> _Goal of the exercise_: Gather from the listing below each line that includes the word "chart", and copy it.

<<<<

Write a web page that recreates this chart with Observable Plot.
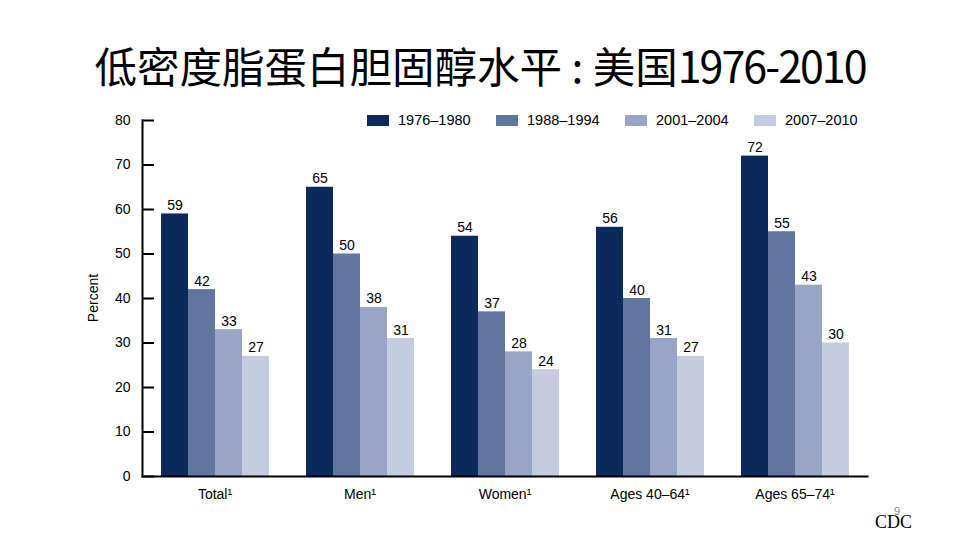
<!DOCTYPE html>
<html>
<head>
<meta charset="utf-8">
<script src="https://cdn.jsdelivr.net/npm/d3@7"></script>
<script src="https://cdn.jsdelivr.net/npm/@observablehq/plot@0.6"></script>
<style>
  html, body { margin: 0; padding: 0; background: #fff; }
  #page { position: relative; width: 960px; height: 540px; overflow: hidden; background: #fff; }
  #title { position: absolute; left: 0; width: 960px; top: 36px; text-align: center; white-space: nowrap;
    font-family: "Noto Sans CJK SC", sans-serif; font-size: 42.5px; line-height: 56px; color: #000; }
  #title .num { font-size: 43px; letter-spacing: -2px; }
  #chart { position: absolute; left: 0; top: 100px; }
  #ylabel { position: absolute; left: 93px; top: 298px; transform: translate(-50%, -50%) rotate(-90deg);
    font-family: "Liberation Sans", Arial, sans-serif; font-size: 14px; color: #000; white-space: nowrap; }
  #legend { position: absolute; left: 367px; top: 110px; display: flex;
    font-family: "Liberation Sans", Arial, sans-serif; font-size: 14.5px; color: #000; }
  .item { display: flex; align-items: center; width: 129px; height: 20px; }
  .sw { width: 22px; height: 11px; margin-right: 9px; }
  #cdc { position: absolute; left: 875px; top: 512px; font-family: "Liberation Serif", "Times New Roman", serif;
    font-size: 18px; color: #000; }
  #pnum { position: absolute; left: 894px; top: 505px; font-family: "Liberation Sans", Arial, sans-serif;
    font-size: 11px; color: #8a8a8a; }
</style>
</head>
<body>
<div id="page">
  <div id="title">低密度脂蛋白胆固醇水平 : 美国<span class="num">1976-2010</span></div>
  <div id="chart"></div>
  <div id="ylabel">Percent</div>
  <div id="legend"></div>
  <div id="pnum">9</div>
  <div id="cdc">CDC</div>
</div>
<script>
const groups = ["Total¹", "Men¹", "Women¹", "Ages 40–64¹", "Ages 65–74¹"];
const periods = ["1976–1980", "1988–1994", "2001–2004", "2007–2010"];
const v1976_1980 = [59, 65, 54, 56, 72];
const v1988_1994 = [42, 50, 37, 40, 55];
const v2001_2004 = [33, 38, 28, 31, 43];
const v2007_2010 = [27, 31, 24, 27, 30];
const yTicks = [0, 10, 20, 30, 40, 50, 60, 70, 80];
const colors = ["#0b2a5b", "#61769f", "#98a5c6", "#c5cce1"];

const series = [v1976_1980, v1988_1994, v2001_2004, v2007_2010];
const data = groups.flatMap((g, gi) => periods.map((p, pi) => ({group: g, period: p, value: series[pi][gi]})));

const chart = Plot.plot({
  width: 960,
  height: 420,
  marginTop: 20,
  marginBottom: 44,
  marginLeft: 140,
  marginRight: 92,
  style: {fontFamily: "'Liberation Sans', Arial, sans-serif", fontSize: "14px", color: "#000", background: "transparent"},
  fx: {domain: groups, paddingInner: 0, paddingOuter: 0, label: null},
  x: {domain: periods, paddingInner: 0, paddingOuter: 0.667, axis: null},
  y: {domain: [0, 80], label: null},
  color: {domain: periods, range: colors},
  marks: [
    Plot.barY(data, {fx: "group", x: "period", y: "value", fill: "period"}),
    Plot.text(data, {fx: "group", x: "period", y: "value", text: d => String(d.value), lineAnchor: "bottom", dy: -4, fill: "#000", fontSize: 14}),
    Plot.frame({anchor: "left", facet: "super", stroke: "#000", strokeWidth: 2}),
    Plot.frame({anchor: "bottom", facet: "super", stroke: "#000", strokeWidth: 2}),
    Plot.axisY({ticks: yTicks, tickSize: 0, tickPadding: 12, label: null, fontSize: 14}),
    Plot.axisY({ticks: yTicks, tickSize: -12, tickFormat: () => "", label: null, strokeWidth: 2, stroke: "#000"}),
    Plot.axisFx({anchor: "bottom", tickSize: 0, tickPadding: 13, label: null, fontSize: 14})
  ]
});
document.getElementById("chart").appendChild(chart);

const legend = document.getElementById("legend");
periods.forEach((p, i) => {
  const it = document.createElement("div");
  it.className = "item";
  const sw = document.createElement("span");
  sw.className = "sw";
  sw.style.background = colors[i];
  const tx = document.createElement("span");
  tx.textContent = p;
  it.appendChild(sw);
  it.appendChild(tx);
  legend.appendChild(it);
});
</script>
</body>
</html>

>>>>

> _Solution to this task_:
Write a web page that recreates this chart with Observable Plot.
  #chart { position: absolute; left: 0; top: 100px; }
  <div id="chart"></div>
const chart = Plot.plot({
document.getElementById("chart").appendChild(chart);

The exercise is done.